En Wallonie, les projets dépendent des agréments attribués par l'AVIQ
Le secteur des maisons de repos, s'il est une manne pour certains groupes privés, est aussi un terrain d'action des pouvoirs publics et des associations. Il relève de la compétence des régions qui légifèrent, déterminent des normes et attribuent des subsides. En Wallonie, il appartient à l'AVIQ de donner aux structures privées, publiques ou associatives les agréments pour l'ouverture de "lits", c'est à dire de places dans les maisons de repos.
L'AVIQ subventionne 48.431 places dont 21.385 places en MRS (maison de repos et de soins) pour des personnes qui présentent un profil de dépendance, et 1.228 places en MRSP (maison de repos et de soins purs, anciennes places gériatriques reconverties), indique Sarah Lefèvre, porte-parole de l'agence wallonne. L'organisme impose un quota de 50% de places dans le privé, 50% de places dans le public et associatif.
Concernant la résidence du Vigneron, l’AVIQ a interpellé Orpea par courrier, invitant la société à l’informer des mesures prises pour assurer effectivement le transfert des résidents vers d’autres structures.
Charleroi compte actuellement 33 maisons de repos, le CPAS voudrait en ouvrir une 34e
Les homes du secteur privé sont au nombre de 16 à Charleroi, dont la résidence du Vigneron. Le CPAS gère 991 lits répartis dans neuf maisons de repos. L'ISPPC dispose de trois maisons de repos d'environ 120 lits chacune. "Si demain on voulait investir ce bâtiment, on n’a pas les lits, donc ce n’est tout simplement pas possible. Même si on construit un bâtiment, on ne pourrait pas accueillir des personnes dedans", explique Didier Neirynck, porte-parole du CPAS, qui est au courant de la décision prise par Orpéa. "Ça montre un peu les limites de la gestion de ce secteur-là par le secteur privé dans une optique purement mercantile", estime-t-il.

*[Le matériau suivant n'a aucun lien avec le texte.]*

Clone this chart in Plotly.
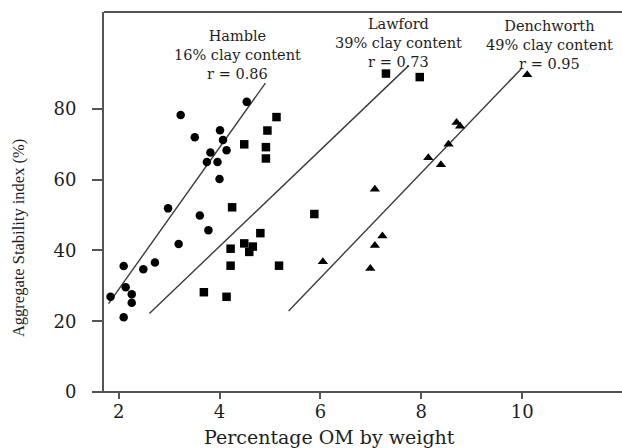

Plusieurs familles de résident du Vigneron ont contacté le CPAS en vue d'obtenir une place en maison de repos. "On est à l’écoute de ces personnes pour les accueillir mais dans la limite des disponibilités parce qu’on a un taux d’occupation quasiment de 100% et on ne peut pas bypasser la liste d'attente". Les trois structures de l'ISPPC sont également complètes. "Je n'ai pas de lits disponibles. Dès qu'un lit se libère, on fait une entrée", indique Frédéric Huel.
Le CPAS de Charleroi souhaite ouvrir une dixième maison de repos d'environ 120 lits, indique Didier Neirynck. Un projet de longue date bloqué par la situation politique actuelle.